» What you should do
Write each line of the material exactly as given, from the top through the line that contains "40, interval: 5", and omit all pictures.

» Rows

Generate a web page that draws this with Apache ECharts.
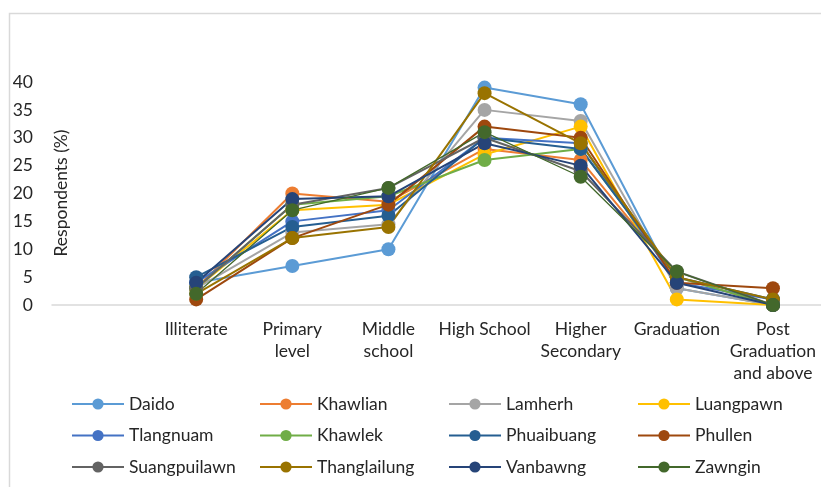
<!DOCTYPE html>
<html>
<head>
<meta charset="utf-8">
<script src="https://cdn.jsdelivr.net/npm/echarts@6/dist/echarts.min.js"></script>
<style>
  html, body { margin: 0; padding: 0; background: #fff; }
  #chart { width: 821px; height: 487px; }
</style>
</head>
<body>
<div id="chart"></div>
<script>
// Education level categories (leading blank slot keeps space before "Illiterate")
const categories = ['', 'Illiterate', 'Primary\nlevel', 'Middle\nschool', 'High School',
  'Higher\nSecondary', 'Graduation', 'Post\nGraduation\nand above'];

const yTicks = { min: 0, max: 40, interval: 5 };

// Respondents (%) per village, one value per education level
const daido        = [4, 7, 10, 39, 36, 3, 0];
const khawlian     = [3, 20, 18.5, 28, 26, 5, 0];
const lamherh      = [3, 13, 14.5, 35, 33, 3, 0];
const luangpawn    = [3, 17, 18, 27, 32, 1, 0];
const tlangnuam    = [4, 15, 17, 30, 29, 4, 1];
const khawlek      = [3, 18, 19.5, 26, 28, 5, 0];
const phuaibuang   = [5, 14, 16, 30, 28, 5, 1];
const phullen      = [1, 12, 18, 32, 30, 4, 3];
const suangpuilawn = [3, 18, 21, 30, 24, 6, 0];
const thanglailung = [2, 12, 14, 38, 29, 5, 1];
const vanbawng     = [4, 19, 19.5, 29, 25, 4, 0];
const zawngin      = [2, 17, 21, 31, 23, 6, 0];

const villages = [
  ['Daido', daido, '#5B9BD5'],
  ['Khawlian', khawlian, '#ED7D31'],
  ['Lamherh', lamherh, '#A5A5A5'],
  ['Luangpawn', luangpawn, '#FFC000'],
  ['Tlangnuam', tlangnuam, '#4472C4'],
  ['Khawlek', khawlek, '#70AD47'],
  ['Phuaibuang', phuaibuang, '#255E91'],
  ['Phullen', phullen, '#9E480E'],
  ['Suangpuilawn', suangpuilawn, '#636363'],
  ['Thanglailung', thanglailung, '#997300'],
  ['Vanbawng', vanbawng, '#264478'],
  ['Zawngin', zawngin, '#43682B']
];

const FONT = 'Lato';
const TEXT = '#262626';
const FS = 17.5;

const series = villages.map(([name, values, color]) => ({
  name,
  type: 'line',
  data: [null].concat(values),
  symbol: 'circle',
  symbolSize: 14,
  color,
  lineStyle: { width: name === 'Zawngin' ? 1.3 : 2, color },
  itemStyle: { color },
  emphasis: { disabled: true },
  connectNulls: false
}));

// Four legend columns, three rows each, filled row by row
const colLeft = [71, 259, 448, 637];
const legends = colLeft.map((left, c) => ({
  orient: 'vertical',
  left,
  top: 395,
  itemWidth: 52,
  itemHeight: 14,
  itemGap: 13.5,
  padding: 0,
  selectedMode: false,
  textStyle: { fontFamily: FONT, fontSize: FS, color: TEXT },
  data: [0, 1, 2].map(r => villages[r * 4 + c][0])
}));

const chart = echarts.init(document.getElementById('chart'));
chart.setOption({
  animation: false,
  backgroundColor: '#fff',
  graphic: [{
    type: 'rect',
    shape: { x: 9.5, y: 13.5, width: 900, height: 600 },
    style: { fill: 'none', stroke: '#D9D9D9', lineWidth: 1.5 },
    silent: true
  }, {
    type: 'text',
    x: 61, y: 193,
    rotation: Math.PI / 2,
    style: {
      text: 'Respondents (%)', fontFamily: FONT, fontSize: FS, fill: TEXT,
      align: 'center', verticalAlign: 'middle'
    },
    silent: true
  }],
  grid: { left: 52, right: 0, top: 82, bottom: 182, containLabel: false, outerBoundsMode: 'none' },
  legend: legends,
  xAxis: {
    type: 'category',
    data: categories,
    boundaryGap: true,
    axisLine: { lineStyle: { color: '#D9D9D9', width: 1.5 } },
    axisTick: { show: false },
    axisLabel: {
      interval: 0, margin: 13, fontFamily: FONT, fontSize: FS, color: TEXT, lineHeight: 22
    }
  },
  yAxis: {
    type: 'value',
    min: yTicks.min, max: yTicks.max, interval: yTicks.interval,
    axisLine: { show: false },
    axisTick: { show: false },
    splitLine: { show: false },
    axisLabel: { margin: 19, fontFamily: FONT, fontSize: FS, color: TEXT }
  },
  series
});
</script>
</body>
</html>
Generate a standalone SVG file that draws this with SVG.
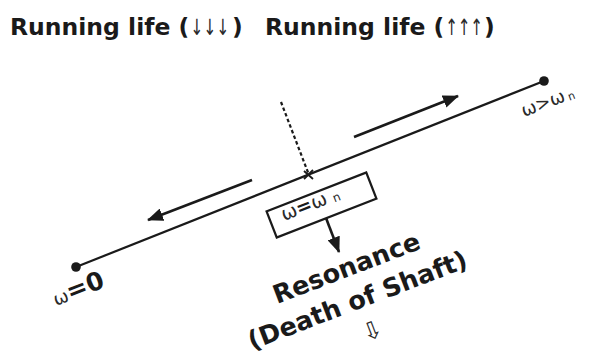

» Task response
Generate a web page that draws this with Apache ECharts.
<!DOCTYPE html>
<html>
<head>
<meta charset="utf-8">
<script src="https://cdn.jsdelivr.net/npm/echarts@6/dist/echarts.min.js"></script>
<style>
  html, body { margin: 0; padding: 0; background: #fff; }
  #chart { width: 821px; height: 487px; }
</style>
</head>
<body>
<div id="chart"></div>
<script>
// Education level categories (leading blank slot keeps space before "Illiterate")
const categories = ['', 'Illiterate', 'Primary\nlevel', 'Middle\nschool', 'High School',
  'Higher\nSecondary', 'Graduation', 'Post\nGraduation\nand above'];

const yTicks = { min: 0, max: 40, interval: 5 };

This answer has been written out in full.